Some Industrial weakness that signaled a declining economy in the 1920's were; industries such as railroads textiles and steel had barely made a profit. Also mining and lumbering which had expanded during wartime were no longer in high demand. Coal mining was another industry that was hit hard because of all of the new forms of energy such as hydroelectric power, fuel oil and natural gas. Even the big industries such as automobiles, construction, consumer goods and housing started to decline.
The experience of the farmers and the consumers at this time suggested that the health of the economy was not good at all. Mainly because basically every American was living on credit and there was a very uneven distribution of income.
3. How did speculation and margin buying cause stock prices to rise?
Speculation and margin buying caused stock prices to raise by a lot of Americans were buying items on credit because they did not have the money to pay for it; so when the bills came around to pay for the item they bought they did not have the money therefore the economy/government needed more money so the price of items had to start to raise.

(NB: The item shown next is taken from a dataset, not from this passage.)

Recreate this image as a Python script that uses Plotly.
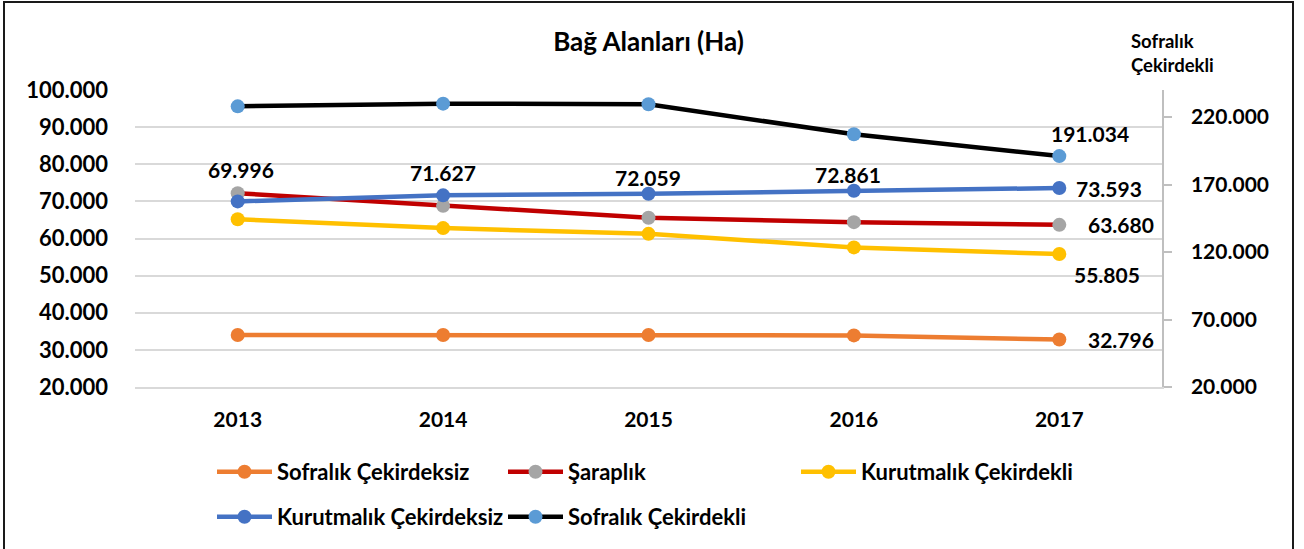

4. What happened to ordinary workers during the Great Depression?
During the Great Depression a lot of ordinary workers lost their jobs and when they went to the bank to try to get their money in their savings account the bank did not have the money because they gave all of their money to the stock market therefore a lot of ordinary workers went bankrupt and where not able to support their family anymore.
5. How did the Great Depression affect the world economy?
The Great Depression affected the world economy by a lot of word trade had fallen within 40 percent.